Les craintes d’un krach obligataire ont été rallumées la semaine dernière par la publication de chiffres meilleurs que prévus de l’emploi américain. Cela paraît étrange, mais dans le fond, les marchés n’ont aucune envie de voir l’emploi se reprendre car cela signifierait une possible remise en cause de la politique accommodante de la Fed et une remontée de ses taux directeurs.

“En mars, le rendement des bons du Trésor à 10 ans se montait à 2%. Vendredi 3 mai, juste avant les chiffres de l’emploi américain, le rendement s’établissait à 1,63% puisque les précédentes données avaient été jugées décevantes. Juste après les derniers chiffres considérés comme bons, les rendements du 10 ans ont bondi à 1,74%“, expliquait Simone à ses abonnés.

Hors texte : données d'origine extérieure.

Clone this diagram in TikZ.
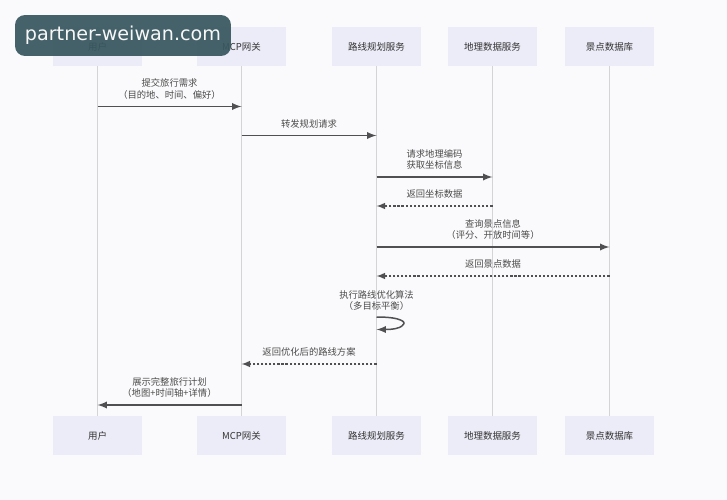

Depuis que la Fed s’est lancée dans le quantitative easing et les taux bas, la vraie question est : comment va-t-elle pouvoir s’en sortir sans mettre le feu ? C’est ce que résumait très bien Nouriel Roubini dans une tribune publiée par les Echos le 2 mai dernier : “L’émission d’obligations de mauvaise qualité et risquées, sous des engagements contractuels vagues et à des taux d’intérêt excessivement faibles est en augmentation ; le marché boursier atteint de nouveaux sommets malgré le ralentissement de la croissance ; et l’argent se dirige en masse vers les marchés émergents à haut rendement. (…) La sortie des politiques de QE et de taux d’intérêt de la Fed sera redoutable : une sortie trop rapide provoquerait un krach de l’économie réelle, tandis qu’une sortie trop lente commencera par créer une énorme bulle et provoquera ensuite un krach du système financier.”

L’inflation, la grande inconnue

Pour le moment, la Fed n’a aucun intérêt à remonter ses taux. Reste à savoir si elle ne finira pas par être obligée de le faire. Car c’est sur ce point que réside le fond du problème : l’inflation. Oui, oui, je sais, pour l’instant l’inflation est inexistante ou presque.

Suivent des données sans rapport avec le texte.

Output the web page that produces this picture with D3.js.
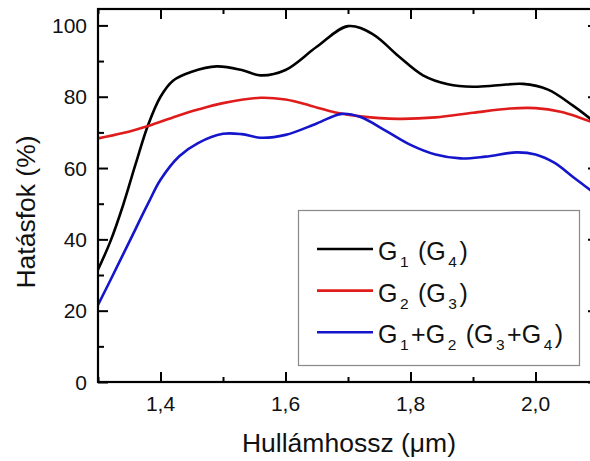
<!DOCTYPE html>
<html>
<head>
<meta charset="utf-8">
<script src="https://cdn.jsdelivr.net/npm/d3@7"></script>
<style>
  body { margin: 0; background: #fff; }
  svg { display: block; font-family: "Liberation Sans", Arial, sans-serif; }
</style>
</head>
<body>
<svg></svg>
<script>
const width = 590
const height = 461

// wavelength samples (µm) and efficiency (%) per series
const waveG1 = [1.30, 1.32, 1.34, 1.36, 1.38, 1.40, 1.42, 1.45, 1.49, 1.53, 1.56, 1.60, 1.65, 1.70, 1.74, 1.78, 1.82, 1.86, 1.90, 1.94, 1.98, 2.02, 2.06, 2.09, 2.10]
const effG1 = [31.5, 39.5, 49.5, 61, 72, 80, 84.5, 87, 88.5, 87.5, 86, 87.5, 94, 99.8, 97.5, 91.5, 86, 83.5, 82.8, 83.2, 83.6, 82, 77.5, 73.5, 72]

const waveG2 = [1.30, 1.34, 1.38, 1.42, 1.46, 1.50, 1.56, 1.60, 1.64, 1.68, 1.72, 1.78, 1.84, 1.90, 1.96, 2.00, 2.04, 2.07, 2.10]
const effG2 = [68.3, 69.8, 71.8, 74.2, 76.4, 78.2, 79.7, 79.2, 77.5, 75.6, 74.5, 73.8, 74.2, 75.5, 76.7, 76.8, 75.8, 74.2, 72.2]

const waveG12 = [1.30, 1.32, 1.35, 1.38, 1.40, 1.43, 1.46, 1.50, 1.53, 1.56, 1.60, 1.65, 1.69, 1.72, 1.76, 1.80, 1.84, 1.88, 1.92, 1.97, 2.00, 2.03, 2.06, 2.09, 2.10]
const effG12 = [21.6, 28.6, 39.3, 50, 56.7, 63.3, 67, 69.6, 69.5, 68.5, 69.3, 72.5, 75.2, 74.3, 70.5, 66.5, 63.8, 62.7, 63.2, 64.4, 63.8, 61.5, 57.5, 53.5, 52]

const xMajor = [1.4, 1.6, 1.8, 2.0]
const xMinor = [1.3, 1.5, 1.7, 1.9]
const yMajor = [0, 20, 40, 60, 80, 100]
const yMinor = [10, 30, 50, 70, 90]

const series = [
	{ x: waveG1, y: effG1, color: '#000000', label: [['G', ''], ['1', 'sub'], [' (G', ''], ['4', 'sub'], [')', '']] },
	{ x: waveG2, y: effG2, color: '#e01b1b', label: [['G', ''], ['2', 'sub'], [' (G', ''], ['3', 'sub'], [')', '']] },
	{ x: waveG12, y: effG12, color: '#1515cc', label: [['G', ''], ['1', 'sub'], ['+G', ''], ['2', 'sub'], [' (G', ''], ['3', 'sub'], ['+G', ''], ['4', 'sub'], [')', '']] }
]

const pLeft = 98, pRight = 598, pTop = 9, pBottom = 382

const x = d3.scaleLinear().domain([1.3, 2.1]).range([pLeft, pRight])
const y = d3.scaleLinear().domain([0, 104.6]).range([pBottom, pTop])

const fmt = d => d3.format('.1f')(d).replace('.', ',')

const svg = d3.select('svg')
	.attr('width', width)
	.attr('height', height)

svg.append('rect').attr('width', width).attr('height', height).attr('fill', '#fff')

svg.append('defs').append('clipPath').attr('id', 'plot')
	.append('rect').attr('x', pLeft).attr('y', pTop).attr('width', pRight - pLeft).attr('height', pBottom - pTop)

const line = d3.line()
	.x(d => x(d[0]))
	.y(d => y(d[1]))
	.curve(d3.curveCatmullRom.alpha(0.5))

svg.append('g')
	.attr('clip-path', 'url(#plot)')
	.selectAll('path')
	.data(series)
	.enter()
	.append('path')
	.attr('d', s => line(s.x.map((v, i) => [v, s.y[i]])))
	.attr('fill', 'none')
	.attr('stroke', s => s.color)
	.attr('stroke-width', 2.6)

// axes, ticks inward on all four sides
const axes = svg.append('g')
function ticks(axis, vals, size) {
	return axis.tickValues(vals).tickSize(size).tickFormat('')
}
axes.append('g').attr('transform', `translate(0,${pBottom})`)
	.call(ticks(d3.axisTop(x), xMinor, 5))
axes.append('g').attr('transform', `translate(0,${pBottom})`)
	.call(ticks(d3.axisTop(x), xMajor, 10))
axes.append('g').attr('transform', `translate(0,${pTop})`)
	.call(ticks(d3.axisBottom(x), xMinor, 5))
axes.append('g').attr('transform', `translate(0,${pTop})`)
	.call(ticks(d3.axisBottom(x), xMajor, 10))
axes.append('g').attr('transform', `translate(${pLeft},0)`)
	.call(ticks(d3.axisRight(y), yMinor, 6))
axes.append('g').attr('transform', `translate(${pLeft},0)`)
	.call(ticks(d3.axisRight(y), yMajor, 10))
axes.append('g').attr('transform', `translate(${pRight},0)`)
	.call(ticks(d3.axisLeft(y), yMinor, 6))
axes.append('g').attr('transform', `translate(${pRight},0)`)
	.call(ticks(d3.axisLeft(y), yMajor, 10))
axes.selectAll('.domain').remove()
axes.selectAll('line').attr('stroke', '#000').attr('stroke-width', 2)

svg.append('rect')
	.attr('x', pLeft).attr('y', pTop)
	.attr('width', pRight - pLeft).attr('height', pBottom - pTop)
	.attr('fill', 'none').attr('stroke', '#000').attr('stroke-width', 2.2)

// tick labels
svg.append('g').selectAll('text')
	.data(xMajor)
	.enter()
	.append('text')
	.attr('x', d => x(d))
	.attr('y', 411)
	.attr('text-anchor', 'middle')
	.attr('font-size', 21)
	.attr('fill', '#111')
	.text(fmt)

svg.append('g').selectAll('text')
	.data(yMajor)
	.enter()
	.append('text')
	.attr('x', 87)
	.attr('y', d => y(d) + 7.5)
	.attr('text-anchor', 'end')
	.attr('font-size', 21)
	.attr('fill', '#111')
	.text(d => d)

svg.append('text')
	.attr('x', 349).attr('y', 452)
	.attr('text-anchor', 'middle')
	.attr('font-size', 26.5)
	.attr('fill', '#111')
	.text('Hullámhossz (μm)')

svg.append('text')
	.attr('transform', 'translate(35,212) rotate(-90)')
	.attr('text-anchor', 'middle')
	.attr('font-size', 26.5)
	.attr('fill', '#111')
	.text('Hatásfok (%)')

// legend
const legend = svg.append('g')
legend.append('rect')
	.attr('x', 298.5).attr('y', 210.5)
	.attr('width', 281).attr('height', 155)
	.attr('fill', '#fff').attr('stroke', '#888').attr('stroke-width', 1.2)

const rows = legend.selectAll('g.row')
	.data(series)
	.enter()
	.append('g')
	.attr('class', 'row')
	.attr('transform', (d, i) => `translate(0,${249 + i * 41.6})`)

rows.append('line')
	.attr('x1', 317).attr('x2', 373)
	.attr('stroke', d => d.color)
	.attr('stroke-width', 2.6)

const labels = rows.append('text')
	.attr('x', 378).attr('y', 11)
	.attr('font-size', 25)
	.attr('fill', '#111')

labels.each(function (d) {
	const t = d3.select(this)
	let down = false
	d.label.forEach(function (p) {
		const sub = p[1] === 'sub'
		t.append('tspan')
			.attr('font-size', sub ? 15.5 : 25)
			.attr('dx', sub || down ? 2.5 : 0)
			.attr('dy', sub ? 7 : (down ? -7 : 0))
			.text(p[0])
		down = sub
	})
})
</script>
</body>
</html>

Mais depuis le début de la crise, les banques centrales ne cessent de pratiquer l’impression monétaire. Je vous renvoie au graphique qui accompagnait l’article Eberhardt Unger, “Ce que signifie l’impression monétaire”. Il représente l’évolution du bilan (le reflet de l’impression monétaire) de la Fed, de la Banque du Japon et de la BCE ces dernières années.

Si la Fed poursuit son QE 4 (soit des rachats à hauteur de 85 milliards de dollars par mois), le total de son bilan, qui se monte aujourd’hui un peu moins de 20% du PIB américain, en représentera 30% en 2015. Difficile de croire qu’à moyen terme, nous puissions éviter l’inflation. Dans ce cas, il faudra que la Fed puisse gérer en douceur sa remontée de taux si elle veut éviter de voir l’inflation filer.

Les rendements risquent d’échapper aux banques centrales

Les plus optimistes soulignent que cette opération se fera en douceur et, contrairement à ce qui s’est passé en 1994, en toute transparence. Le gros problème, c’est que cette théorie repose sur une croyance : que les banques centrales seront capables de maîtriser les rendements obligataires.

Si, actuellement, les rendements des obligations sont au plus bas, c’est de manière tout à fait artificielle. Quand les Etats-Unis émettent de la dette, c’est la Fed qui la rachète. En quelques années, la banque centrale américaine est devenue le 3e possesseur de bons du Trésor au monde. Sans elle, le marché obligataire prend feu. La Banque du Japon et la Banque d’Angleterre font la même chose. Même la BCE s’y met, même si c'est de manière moins officielle.

Depuis 4 ans, les marchés acceptent donc un rendement au plus bas, qui n’a plus rien à voir avec le risque réel encouru. En temps normal, un investissement peu risqué vous offre un rendement minimum. Mais alors que les Etats n’ont jamais été autant endettés, que cette dette ne pourra jamais être remboursée, les rendements obligataires sont extrêmement bas.

Le contrôle des rendements risque donc d’échapper aux banques centrales quand les investisseurs prendront conscience que les obligations souveraines ne sont pas des placements si sûrs que cela.

Qu’est-ce que cela signifie pour vous ?

En cas de krach obligataire, toutes les banques pâtiront, et tout particulièrement les banques centrales qui devront encaisser des pertes conséquentes. Selon des calculs de Bloomberg, si les taux directeurs de la Fed augmentaient de 0,75 point de base d’ici à 2014, les pertes pour un investisseur qui aurait investi 10 millions de dollars dans des obligations à 30 ans au taux de 2,83% se monteraient à 874 000 $. Et à 1,2 million si la remontée des taux avait lieu cette année.